Task instructions: All of the material should be reproduced exactly, with pictures left out.

····················

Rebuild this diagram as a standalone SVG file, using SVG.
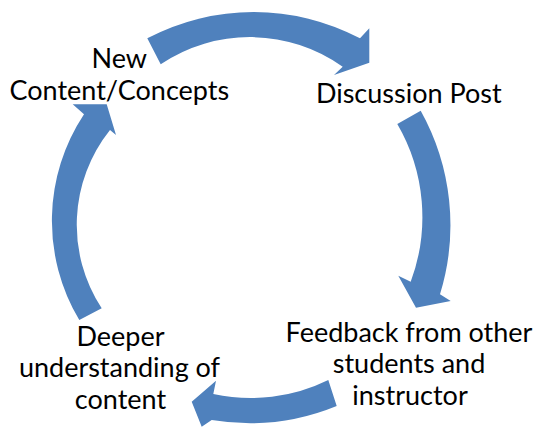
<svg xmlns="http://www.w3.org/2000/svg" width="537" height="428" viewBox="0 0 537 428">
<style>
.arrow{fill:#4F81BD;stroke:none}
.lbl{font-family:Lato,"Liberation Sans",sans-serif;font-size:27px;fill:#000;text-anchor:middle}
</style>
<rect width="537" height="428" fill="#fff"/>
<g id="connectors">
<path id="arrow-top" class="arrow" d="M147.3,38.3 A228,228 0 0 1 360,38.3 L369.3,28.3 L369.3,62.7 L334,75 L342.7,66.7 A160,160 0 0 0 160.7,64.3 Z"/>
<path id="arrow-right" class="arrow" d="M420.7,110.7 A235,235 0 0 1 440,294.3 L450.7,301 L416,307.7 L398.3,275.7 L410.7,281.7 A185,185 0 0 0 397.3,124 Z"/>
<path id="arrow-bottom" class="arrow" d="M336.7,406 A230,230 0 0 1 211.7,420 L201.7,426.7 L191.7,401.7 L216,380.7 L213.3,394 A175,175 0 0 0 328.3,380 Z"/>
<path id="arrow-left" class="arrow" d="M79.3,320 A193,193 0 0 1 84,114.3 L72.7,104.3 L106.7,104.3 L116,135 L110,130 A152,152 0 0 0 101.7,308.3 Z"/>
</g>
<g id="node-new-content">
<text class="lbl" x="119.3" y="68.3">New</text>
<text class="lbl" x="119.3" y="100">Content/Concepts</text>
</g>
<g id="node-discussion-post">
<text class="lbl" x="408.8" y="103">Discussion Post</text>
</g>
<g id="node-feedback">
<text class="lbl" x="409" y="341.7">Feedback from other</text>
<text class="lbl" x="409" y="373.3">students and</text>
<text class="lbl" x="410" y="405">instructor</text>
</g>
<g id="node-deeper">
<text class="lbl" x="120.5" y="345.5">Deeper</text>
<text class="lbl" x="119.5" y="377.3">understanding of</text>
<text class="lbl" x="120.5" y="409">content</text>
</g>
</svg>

····················

Reply to the task:
Rebuild this diagram as a standalone SVG file, using SVG.
<svg xmlns="http://www.w3.org/2000/svg" width="537" height="428" viewBox="0 0 537 428">
<style>
.arrow{fill:#4F81BD;stroke:none}
.lbl{font-family:Lato,"Liberation Sans",sans-serif;font-size:27px;fill:#000;text-anchor:middle}
</style>
<rect width="537" height="428" fill="#fff"/>
<g id="connectors">
<path id="arrow-top" class="arrow" d="M147.3,38.3 A228,228 0 0 1 360,38.3 L369.3,28.3 L369.3,62.7 L334,75 L342.7,66.7 A160,160 0 0 0 160.7,64.3 Z"/>
<path id="arrow-right" class="arrow" d="M420.7,110.7 A235,235 0 0 1 440,294.3 L450.7,301 L416,307.7 L398.3,275.7 L410.7,281.7 A185,185 0 0 0 397.3,124 Z"/>
<path id="arrow-bottom" class="arrow" d="M336.7,406 A230,230 0 0 1 211.7,420 L201.7,426.7 L191.7,401.7 L216,380.7 L213.3,394 A175,175 0 0 0 328.3,380 Z"/>
<path id="arrow-left" class="arrow" d="M79.3,320 A193,193 0 0 1 84,114.3 L72.7,104.3 L106.7,104.3 L116,135 L110,130 A152,152 0 0 0 101.7,308.3 Z"/>
</g>
<g id="node-new-content">
<text class="lbl" x="119.3" y="68.3">New</text>
<text class="lbl" x="119.3" y="100">Content/Concepts</text>
</g>
<g id="node-discussion-post">
<text class="lbl" x="408.8" y="103">Discussion Post</text>
</g>
<g id="node-feedback">
<text class="lbl" x="409" y="341.7">Feedback from other</text>
<text class="lbl" x="409" y="373.3">students and</text>
<text class="lbl" x="410" y="405">instructor</text>
</g>
<g id="node-deeper">
<text class="lbl" x="120.5" y="345.5">Deeper</text>
<text class="lbl" x="119.5" y="377.3">understanding of</text>
<text class="lbl" x="120.5" y="409">content</text>
</g>
</svg>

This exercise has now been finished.